Photoworks or Snapfish?

Photoworks or Snapfish? This week I registered with both Photoworks and Snapfish because I fancied getting some photos printed and they both sent me emails suggesting 25 free prints. I decided that I'd get 25 done on each and compare them.

Saturday May 20, 2006 I uploaded and ordered 25 from each of them. Snapfish, it appears charges 0.12 per photo and so gave me $3.00 credit towards my purchase. They then added on $2.05 shipping and handling of which 0.08 was tax. Photoworks charges 0.15 per print and so gave me $3.60 credit and added on $2.90 for shipping and handling.
I ended up $5 lighter after ordering those 50 photos.

I will now sit back and see what happens. I'm going to rate the 2 companies from 3 different perspectives: 1. Price 2. Performance (speed of delivery) and 3. Quality. I will keep you posted about who does the best. If there are other companies that print photos that you've heard of then post a comment to this blog and I'll do the same with them and let's see who comes out tops.

Scamming the scammers

I hate scammers, con artists, thief’s etc. Most people do. What I detest the most are the ones that operate on the internet. That’s because they operate in my play area and make it an unsafe place for people to transact business. If you have a drug dealer on the corner in your neighborhood then you feel the same about them. The internet is my neighborhood.
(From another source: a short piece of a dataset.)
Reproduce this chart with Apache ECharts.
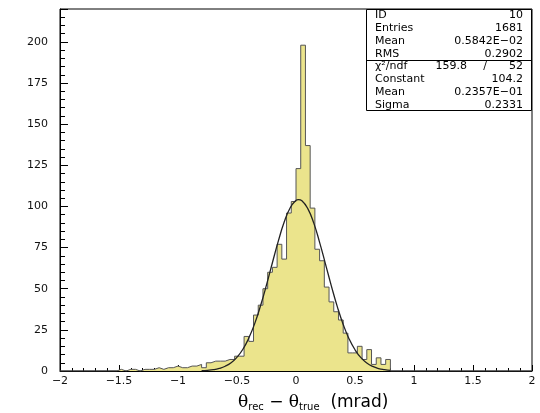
<!DOCTYPE html>
<html><head><meta charset="utf-8">
<script src="https://cdn.jsdelivr.net/npm/echarts@6/dist/echarts.min.js"></script>
<style>html,body{margin:0;padding:0;background:#fff}#c{width:540px;height:413px}</style>
</head><body><div id="c"></div>
<script>
// Histogram: 100 bins from -2 to 2
const binLow = -2;
const binWidth = 0.04;
const counts = [
  0,0,0,0,0,0,0,0,0,0,0,0,
  1,0,1,1,0,1,1,1,2,1,2,2,3,2,2,3,3,4,2,5,6,6,6,7,7,9,9,
  21,18,34,40,50,60,63,77,68,96,103,
  123,198,137,99,74,67,51,42,36,31,23,11,11,15,7,13,4,8,4,7,
  0,0,0,0,0,0,0,0,0,0,0,0,0,0,0,0,0,0,0,0,0,0,0,0,0,0,0,0,0,0
];
// Fit curve points
const fitX = [-0.8,-0.75,-0.7,-0.65,-0.6,-0.55,-0.5,-0.45,-0.4,-0.35,-0.3,-0.25,-0.2,-0.15,-0.1,-0.05,0,0.02,0.05,0.1,0.15,0.2,0.25,0.3,0.35,0.4,0.45,0.5,0.55,0.6,0.65,0.7,0.75,0.8];
const fitY = [0.2,0.4,0.8,1.6,2.9,5.0,8.4,13.2,20.0,28.8,39.8,52.3,65.8,78.9,90.5,99.1,103.7,104.2,103.5,98.7,90.0,78.2,65.0,51.6,39.1,28.3,19.5,12.9,8.1,4.9,2.8,1.5,0.8,0.4];
const xTickLabels = ['−2','−1.5','−1','−0.5','0','0.5','1','1.5','2'];
const yTickLabels = ['0','25','50','75','100','125','150','175','200'];
const statsLabels = ['ID','Entries','Mean','RMS','χ²/ndf','Constant','Mean','Sigma'];
const statsValues = ['10','1681','0.5842E−02','0.2902','52','104.2','0.2357E−01','0.2331'];
const chi2Value = '159.8';

const histData = counts.map((c, k) => [binLow + k * binWidth, c]);
histData.push([binLow + counts.length * binWidth, 0]);
const fitData = fitX.map((x, i) => [x, fitY[i]]);

const chart = echarts.init(document.getElementById('c'), null, {renderer: 'canvas'});
const F = 'DejaVu Sans';
const graphic = [
  {type: 'rect', z: 100, shape: {x: 366.5, y: 9.5, width: 165, height: 101}, style: {fill: '#fff', stroke: '#000', lineWidth: 1}},
  {type: 'line', z: 101, shape: {x1: 366.5, y1: 60.5, x2: 531.5, y2: 60.5}, style: {stroke: '#000', lineWidth: 1}}
];
statsLabels.forEach((t, i) => {
  const y = 15.5 + i * 12.75;
  graphic.push({type: 'text', z: 102, style: {text: t, x: 375, y: y, font: '11px "' + F + '"', fill: '#000', textVerticalAlign: 'middle', textAlign: 'left'}});
  graphic.push({type: 'text', z: 102, style: {text: statsValues[i], x: 523, y: y, font: '11px "' + F + '"', fill: '#000', textVerticalAlign: 'middle', textAlign: 'right'}});
});
graphic.push({type: 'text', z: 102, style: {text: chi2Value, x: 467, y: 15.5 + 4 * 12.75, font: '11px "' + F + '"', fill: '#000', textVerticalAlign: 'middle', textAlign: 'right'}});
graphic.push({type: 'text', z: 102, style: {text: '/', x: 485, y: 15.5 + 4 * 12.75, font: '11px "' + F + '"', fill: '#000', textVerticalAlign: 'middle', textAlign: 'center'}});

chart.setOption({
  animation: false,
  backgroundColor: '#fff',
  title: {
    text: '{t|θ}{s|rec}{m| − }{t|θ}{s|true}{m|  (mrad)}',
    left: 238, top: 394, padding: 0,
    textStyle: {
      fontWeight: 'normal',
      rich: {
        t: {fontFamily: 'DejaVu Serif', fontSize: 17, fontWeight: 'normal', lineHeight: 18, verticalAlign: 'top', color: '#000'},
        m: {fontFamily: F, fontSize: 17, fontWeight: 'normal', lineHeight: 18, verticalAlign: 'top', color: '#000'},
        s: {fontFamily: F, fontSize: 10, fontWeight: 'normal', lineHeight: 10, padding: [12, 0, 0, 0], verticalAlign: 'bottom', color: '#000'}
      }
    }
  },
  grid: {left: 60, right: 8, top: 9, bottom: 42, show: true, borderColor: '#000', borderWidth: 1, backgroundColor: 'transparent'},
  xAxis: {
    type: 'value', min: -2, max: 2, interval: 0.5,
    axisLine: {show: true, onZero: false, lineStyle: {color: '#000', width: 1}},
    axisTick: {show: true, inside: true, length: 6, lineStyle: {color: '#000'}},
    minorTick: {show: true, splitNumber: 5, length: 3, lineStyle: {color: '#000'}},
    splitLine: {show: false},
    axisLabel: {margin: 5, fontFamily: F, fontSize: 11, color: '#111',
      formatter: v => xTickLabels[Math.round((v + 2) / 0.5)]}
  },
  yAxis: {
    type: 'value', min: 0, max: 220, interval: 25,
    axisLine: {show: true, onZero: false, lineStyle: {color: '#000', width: 1}},
    axisTick: {show: true, inside: true, length: 8, lineStyle: {color: '#000'}},
    minorTick: {show: true, splitNumber: 5, length: 5, lineStyle: {color: '#000'}},
    splitLine: {show: false},
    axisLabel: {margin: 12, fontFamily: F, fontSize: 11, color: '#111', showMaxLabel: false,
      formatter: v => { const i = Math.round(v / 25); return (v % 25 === 0 && i < yTickLabels.length) ? yTickLabels[i] : ''; }}
  },
  series: [
    {
      type: 'line', data: histData, step: 'end', symbol: 'none',
      lineStyle: {color: '#555', width: 1},
      areaStyle: {color: '#ebe48c', opacity: 1},
      z: 2
    },
    {
      type: 'line', data: fitData, smooth: true, symbol: 'none',
      lineStyle: {color: '#222', width: 1.3},
      z: 3
    }
  ],
  graphic: graphic
});
</script>
</body></html>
We today I came across a fantastic posting where the scammer got stung by a reverse scam. I was so impressed with this story. In fact I was glued to the screen while I read it. It read live an exciting novel and is very well written. Here it is:

My friend James gave me a link to the www.419Eater.com web site a few years ago and in the same cool and clever style they scam the scammers. Another great service for the internet society.